Omit all images. Write out the rest of the material exactly.

-- start --

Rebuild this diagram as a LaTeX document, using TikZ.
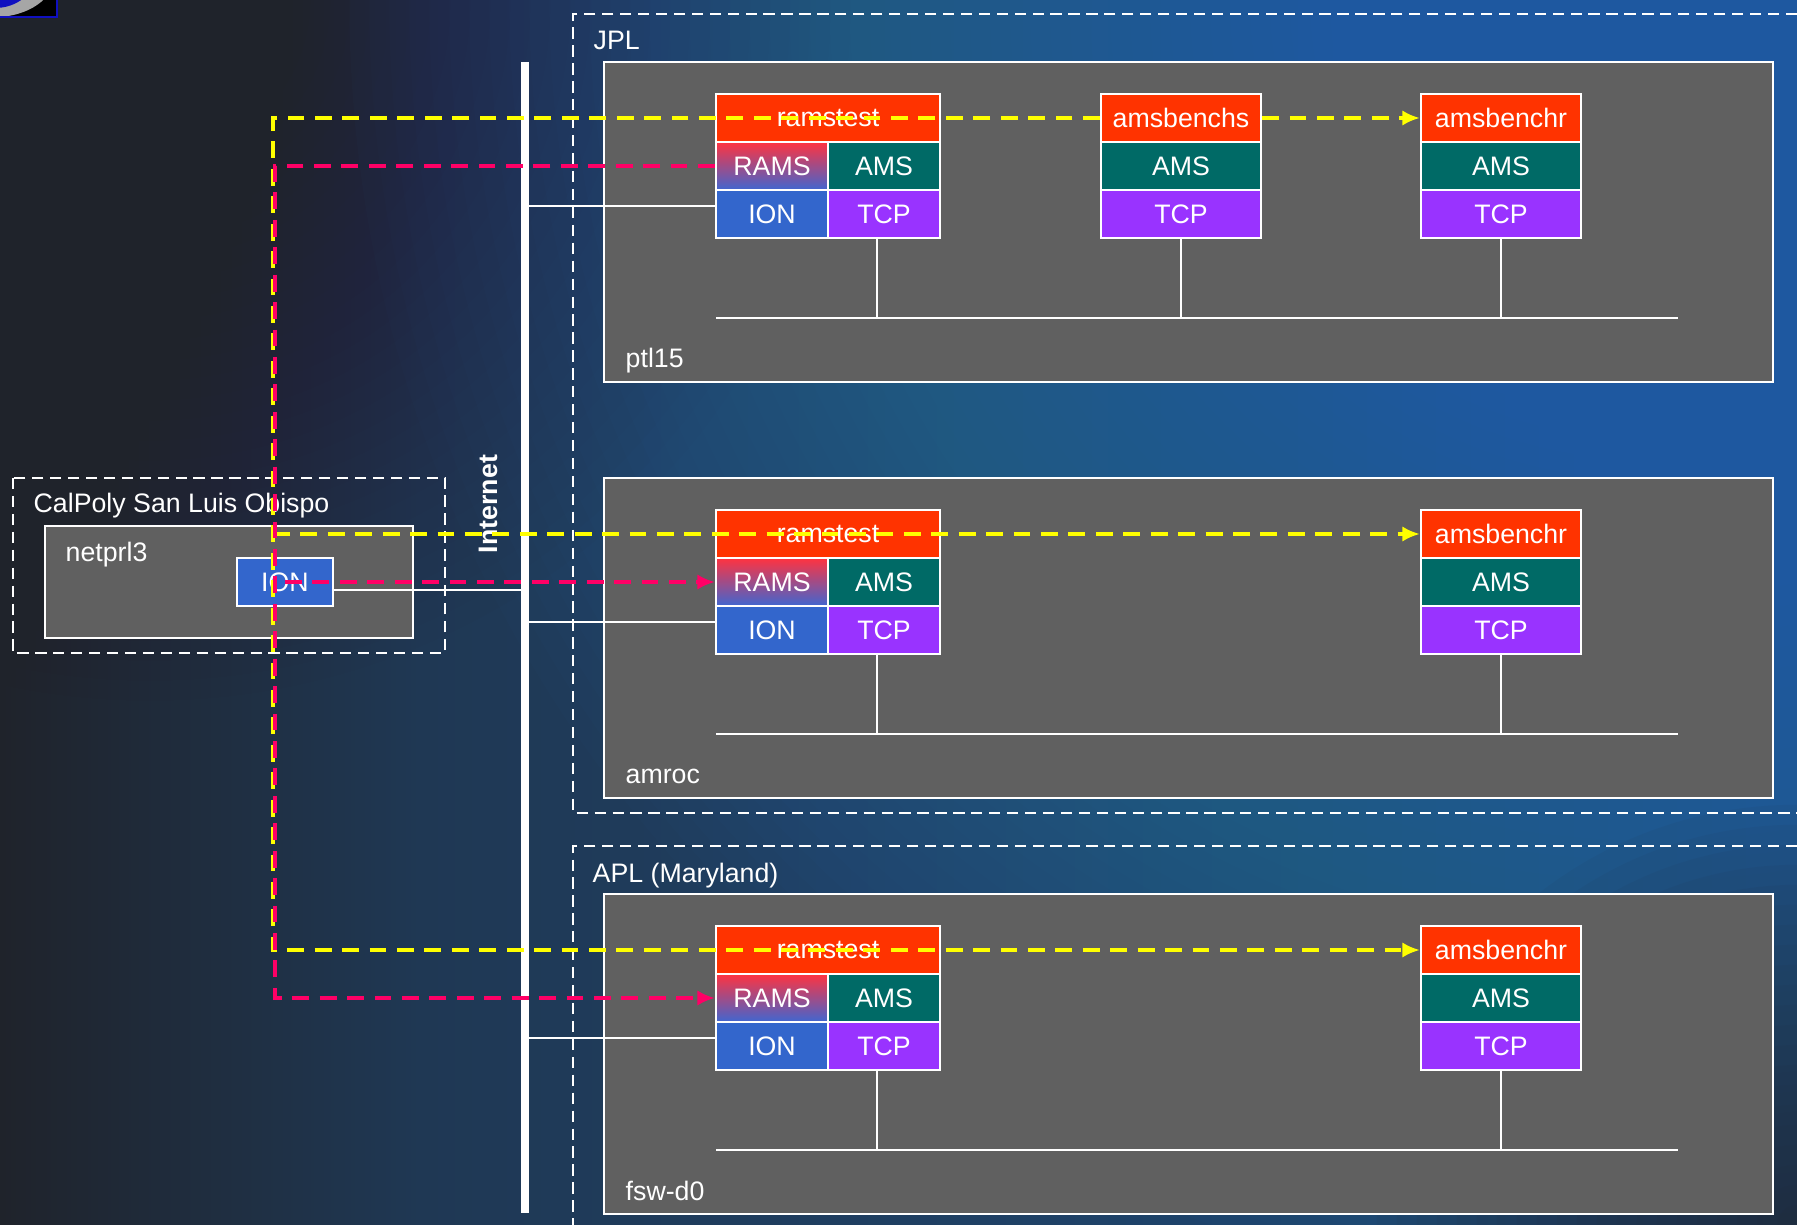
\documentclass[tikz,border=0pt]{standalone}
\usepackage{fontspec}
\setmainfont{Liberation Sans}
\usetikzlibrary{arrows.meta}
\definecolor{bgdark}{HTML}{1F232B}
\definecolor{bgmid}{HTML}{1F3854}
\definecolor{bgblue}{HTML}{1E4C7C}
\definecolor{glow}{HTML}{3F8AD2}
\definecolor{hostgrey}{HTML}{606060}
\definecolor{hdrred}{HTML}{FF3300}
\definecolor{amsteal}{HTML}{006A66}
\definecolor{tcppurple}{HTML}{9933FF}
\definecolor{ionblue}{HTML}{3366CC}
\definecolor{ramsred}{HTML}{FF3340}
\definecolor{ramsblue}{HTML}{4066D0}
\definecolor{amsyellow}{HTML}{FFFF00}
\definecolor{ramsmag}{HTML}{FF0066}
\definecolor{logoblue}{HTML}{1010C0}
\begin{document}
\begin{tikzpicture}[x=0.01cm, y=-0.01cm,
		>={Latex[length=5pt,width=4.4pt]},   %Pfeilspitzen
		font=\fontsize{7.6}{9}\selectfont,
		cell/.style={draw=white, line width=0.6pt, inner sep=0pt, text=white, minimum height=0.48cm},
		hdr/.style={cell, fill=hdrred},
		ramscell/.style={cell, top color=ramsred, bottom color=ramsblue, minimum width=1.12cm},
		amscell/.style={cell, fill=amsteal},
		ioncell/.style={cell, fill=ionblue, minimum width=1.12cm},
		tcpcell/.style={cell, fill=tcppurple},
		host/.style={draw=white, line width=0.6pt, fill=hostgrey, inner sep=0pt},
		lbl/.style={anchor=base west, inner sep=0pt, text=white},
		wire/.style={draw=white, line width=0.5pt},
		zone/.style={draw=white, line width=0.6pt, dash pattern=on 3.2pt off 1.9pt},
		amsmsg/.style={draw=amsyellow, line width=1.15pt, dash pattern=on 4.8pt off 3pt},
		ramsmsg/.style={draw=ramsmag, line width=1.15pt, dash pattern=on 4.8pt off 3pt}]
	\useasboundingbox (0,0) rectangle (1797,1225);
	% Hintergrund
	\shade[left color=bgdark, right color=bgmid] (0,0) rectangle (421,1225);
	\shade[left color=bgmid, right color=bgblue] (420,0) rectangle (1797,1225);
	\begin{scope}
		\clip (0,0) rectangle (1797,1225);
		\foreach \r in {7,6.8,...,0.4} \fill[bgdark, opacity=0.025] (150,0) circle [radius=\r cm];
		\foreach \r in {13,12.8,...,0.4} \fill[glow, opacity=0.018] (1650,0) circle [radius=\r cm];
		\foreach \r in {4.2,4,...,0.2} \fill[bgdark, opacity=0.05] (1797,1225) circle [radius=\r cm];
	\end{scope}
	% Logo (angeschnitten)
	\begin{scope}
		\clip (0,0) rectangle (57,17);
		\fill[black] (0,0) rectangle (57,17);
		\fill[gray!70] (-5,-25) ellipse [x radius=0.6cm, y radius=0.42cm];
		\fill[logoblue] (-5,-25) ellipse [x radius=0.4cm, y radius=0.33cm];
	\end{scope}
	\draw[logoblue, line width=0.5pt] (0,17) -- (57,17) -- (57,0);
	% Standorte
	\draw[zone] (1797,14) -- (573,14) -- (573,813) -- (1797,813);
	\node[lbl] (jpl) at (593,50) {JPL};
	\draw[zone] (1797,846) -- (573,846) -- (573,1225);
	\node[lbl] (apl) at (592,882) {APL (Maryland)};
	% Internet
	\draw[white, line width=2.3pt] (525,62) -- (525,1213);
	\node[text=white, font=\fontsize{7.6}{9}\selectfont\bfseries, rotate=90, inner sep=0pt] (inet) at (488,504) {Internet};
	% Rechner
	\foreach \h/\dy/\name in {p/0/ptl15, a/416/amroc, f/832/fsw-d0} {
		\node[host, minimum width=11.69cm, minimum height=3.2cm] (\h-box) at (1188.5,222+\dy) {};
		\node[lbl] (\h-name) at (625,368+\dy) {\name};
		% ramstest
		\node[hdr, minimum width=2.24cm] (\h-t) at (828,118+\dy) {ramstest};
		\node[ramscell] (\h-rams) at (772,166+\dy) {RAMS};
		\node[amscell, minimum width=1.12cm] (\h-tams) at (884,166+\dy) {AMS};
		\node[ioncell] (\h-ion) at (772,214+\dy) {ION};
		\node[tcpcell, minimum width=1.12cm] (\h-ttcp) at (884,214+\dy) {TCP};
		% amsbenchr
		\node[hdr, minimum width=1.6cm] (\h-r) at (1501,118+\dy) {amsbenchr};
		\node[amscell, minimum width=1.6cm] (\h-rams2) at (1501,166+\dy) {AMS};
		\node[tcpcell, minimum width=1.6cm] (\h-rtcp) at (1501,214+\dy) {TCP};
		% LAN
		\coordinate (\h-lanL) at (716,318+\dy);
		\coordinate (\h-lanR) at (1678,318+\dy);
		\draw[wire, line width=0.6pt] (\h-lanL) -- (\h-lanR);
		\draw[wire] ([xshift=-0.07cm]\h-ttcp.south) -- ([xshift=-0.07cm]\h-ttcp.south |- \h-lanL);
		\draw[wire] (\h-rtcp.south) -- (\h-rtcp.south |- \h-lanL);
		% Anschluss ans Internet
		\coordinate (net-\h) at (529,206+\dy);
		\draw[wire] (net-\h) -- (net-\h -| \h-ion.west);
	}
	% amsbenchs nur auf ptl15
	\node[hdr, minimum width=1.6cm] (p-s) at (1181,118) {amsbenchs};
	\node[amscell, minimum width=1.6cm] (p-sams) at (1181,166) {AMS};
	\node[tcpcell, minimum width=1.6cm] (p-stcp) at (1181,214) {TCP};
	\draw[wire] (p-stcp.south) -- (p-stcp.south |- p-lanL);
	% CalPoly
	\draw[zone] (13,478) rectangle (445,653);
	\node[lbl] (cp-name) at (33,513) {CalPoly San Luis Obispo};
	\node[host, minimum width=3.68cm, minimum height=1.12cm] (cp-box) at (229,582) {};
	\node[lbl] (cp-host) at (65,562) {netprl3};
	\node[ioncell, minimum width=0.96cm] (cp-ion) at (285,582) {ION};
	\coordinate (net-cp) at (521,590);
	\draw[wire] (cp-ion.east |- net-cp) -- (net-cp);
	% AMS-Nachrichten (gelb)
	\coordinate (y-top) at (273,118);
	\coordinate (y-mid) at (y-top |- a-r.west);
	\coordinate (y-bot) at (y-top |- f-r.west);
	\draw[amsmsg, ->] (p-s.west) -- (y-top) -- (y-bot) -- (f-r.west);
	\draw[amsmsg, ->] (p-s.east) -- (p-r.west);
	\draw[amsmsg, ->] (y-mid) -- (a-r.west);
	% RAMS-Nachrichten (magenta)
	\coordinate (m-top) at (275,166);
	\coordinate (m-bot) at (m-top |- f-rams.west);
	\draw[ramsmsg, ->] (p-rams.west) -- (m-top) -- (m-bot) -- (f-rams.west);
	\draw[ramsmsg, ->] (cp-ion.center) -- (a-rams.west);
\end{tikzpicture}
\end{document}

-- end --

[Task output]
Rebuild this diagram as a LaTeX document, using TikZ.
\documentclass[tikz,border=0pt]{standalone}
\usepackage{fontspec}
\setmainfont{Liberation Sans}
\usetikzlibrary{arrows.meta}
\definecolor{bgdark}{HTML}{1F232B}
\definecolor{bgmid}{HTML}{1F3854}
\definecolor{bgblue}{HTML}{1E4C7C}
\definecolor{glow}{HTML}{3F8AD2}
\definecolor{hostgrey}{HTML}{606060}
\definecolor{hdrred}{HTML}{FF3300}
\definecolor{amsteal}{HTML}{006A66}
\definecolor{tcppurple}{HTML}{9933FF}
\definecolor{ionblue}{HTML}{3366CC}
\definecolor{ramsred}{HTML}{FF3340}
\definecolor{ramsblue}{HTML}{4066D0}
\definecolor{amsyellow}{HTML}{FFFF00}
\definecolor{ramsmag}{HTML}{FF0066}
\definecolor{logoblue}{HTML}{1010C0}
\begin{document}
\begin{tikzpicture}[x=0.01cm, y=-0.01cm,
		>={Latex[length=5pt,width=4.4pt]},   %Pfeilspitzen
		font=\fontsize{7.6}{9}\selectfont,
		cell/.style={draw=white, line width=0.6pt, inner sep=0pt, text=white, minimum height=0.48cm},
		hdr/.style={cell, fill=hdrred},
		ramscell/.style={cell, top color=ramsred, bottom color=ramsblue, minimum width=1.12cm},
		amscell/.style={cell, fill=amsteal},
		ioncell/.style={cell, fill=ionblue, minimum width=1.12cm},
		tcpcell/.style={cell, fill=tcppurple},
		host/.style={draw=white, line width=0.6pt, fill=hostgrey, inner sep=0pt},
		lbl/.style={anchor=base west, inner sep=0pt, text=white},
		wire/.style={draw=white, line width=0.5pt},
		zone/.style={draw=white, line width=0.6pt, dash pattern=on 3.2pt off 1.9pt},
		amsmsg/.style={draw=amsyellow, line width=1.15pt, dash pattern=on 4.8pt off 3pt},
		ramsmsg/.style={draw=ramsmag, line width=1.15pt, dash pattern=on 4.8pt off 3pt}]
	\useasboundingbox (0,0) rectangle (1797,1225);
	% Hintergrund
	\shade[left color=bgdark, right color=bgmid] (0,0) rectangle (421,1225);
	\shade[left color=bgmid, right color=bgblue] (420,0) rectangle (1797,1225);
	\begin{scope}
		\clip (0,0) rectangle (1797,1225);
		\foreach \r in {7,6.8,...,0.4} \fill[bgdark, opacity=0.025] (150,0) circle [radius=\r cm];
		\foreach \r in {13,12.8,...,0.4} \fill[glow, opacity=0.018] (1650,0) circle [radius=\r cm];
		\foreach \r in {4.2,4,...,0.2} \fill[bgdark, opacity=0.05] (1797,1225) circle [radius=\r cm];
	\end{scope}
	% Logo (angeschnitten)
	\begin{scope}
		\clip (0,0) rectangle (57,17);
		\fill[black] (0,0) rectangle (57,17);
		\fill[gray!70] (-5,-25) ellipse [x radius=0.6cm, y radius=0.42cm];
		\fill[logoblue] (-5,-25) ellipse [x radius=0.4cm, y radius=0.33cm];
	\end{scope}
	\draw[logoblue, line width=0.5pt] (0,17) -- (57,17) -- (57,0);
	% Standorte
	\draw[zone] (1797,14) -- (573,14) -- (573,813) -- (1797,813);
	\node[lbl] (jpl) at (593,50) {JPL};
	\draw[zone] (1797,846) -- (573,846) -- (573,1225);
	\node[lbl] (apl) at (592,882) {APL (Maryland)};
	% Internet
	\draw[white, line width=2.3pt] (525,62) -- (525,1213);
	\node[text=white, font=\fontsize{7.6}{9}\selectfont\bfseries, rotate=90, inner sep=0pt] (inet) at (488,504) {Internet};
	% Rechner
	\foreach \h/\dy/\name in {p/0/ptl15, a/416/amroc, f/832/fsw-d0} {
		\node[host, minimum width=11.69cm, minimum height=3.2cm] (\h-box) at (1188.5,222+\dy) {};
		\node[lbl] (\h-name) at (625,368+\dy) {\name};
		% ramstest
		\node[hdr, minimum width=2.24cm] (\h-t) at (828,118+\dy) {ramstest};
		\node[ramscell] (\h-rams) at (772,166+\dy) {RAMS};
		\node[amscell, minimum width=1.12cm] (\h-tams) at (884,166+\dy) {AMS};
		\node[ioncell] (\h-ion) at (772,214+\dy) {ION};
		\node[tcpcell, minimum width=1.12cm] (\h-ttcp) at (884,214+\dy) {TCP};
		% amsbenchr
		\node[hdr, minimum width=1.6cm] (\h-r) at (1501,118+\dy) {amsbenchr};
		\node[amscell, minimum width=1.6cm] (\h-rams2) at (1501,166+\dy) {AMS};
		\node[tcpcell, minimum width=1.6cm] (\h-rtcp) at (1501,214+\dy) {TCP};
		% LAN
		\coordinate (\h-lanL) at (716,318+\dy);
		\coordinate (\h-lanR) at (1678,318+\dy);
		\draw[wire, line width=0.6pt] (\h-lanL) -- (\h-lanR);
		\draw[wire] ([xshift=-0.07cm]\h-ttcp.south) -- ([xshift=-0.07cm]\h-ttcp.south |- \h-lanL);
		\draw[wire] (\h-rtcp.south) -- (\h-rtcp.south |- \h-lanL);
		% Anschluss ans Internet
		\coordinate (net-\h) at (529,206+\dy);
		\draw[wire] (net-\h) -- (net-\h -| \h-ion.west);
	}
	% amsbenchs nur auf ptl15
	\node[hdr, minimum width=1.6cm] (p-s) at (1181,118) {amsbenchs};
	\node[amscell, minimum width=1.6cm] (p-sams) at (1181,166) {AMS};
	\node[tcpcell, minimum width=1.6cm] (p-stcp) at (1181,214) {TCP};
	\draw[wire] (p-stcp.south) -- (p-stcp.south |- p-lanL);
	% CalPoly
	\draw[zone] (13,478) rectangle (445,653);
	\node[lbl] (cp-name) at (33,513) {CalPoly San Luis Obispo};
	\node[host, minimum width=3.68cm, minimum height=1.12cm] (cp-box) at (229,582) {};
	\node[lbl] (cp-host) at (65,562) {netprl3};
	\node[ioncell, minimum width=0.96cm] (cp-ion) at (285,582) {ION};
	\coordinate (net-cp) at (521,590);
	\draw[wire] (cp-ion.east |- net-cp) -- (net-cp);
	% AMS-Nachrichten (gelb)
	\coordinate (y-top) at (273,118);
	\coordinate (y-mid) at (y-top |- a-r.west);
	\coordinate (y-bot) at (y-top |- f-r.west);
	\draw[amsmsg, ->] (p-s.west) -- (y-top) -- (y-bot) -- (f-r.west);
	\draw[amsmsg, ->] (p-s.east) -- (p-r.west);
	\draw[amsmsg, ->] (y-mid) -- (a-r.west);
	% RAMS-Nachrichten (magenta)
	\coordinate (m-top) at (275,166);
	\coordinate (m-bot) at (m-top |- f-rams.west);
	\draw[ramsmsg, ->] (p-rams.west) -- (m-top) -- (m-bot) -- (f-rams.west);
	\draw[ramsmsg, ->] (cp-ion.center) -- (a-rams.west);
\end{tikzpicture}
\end{document}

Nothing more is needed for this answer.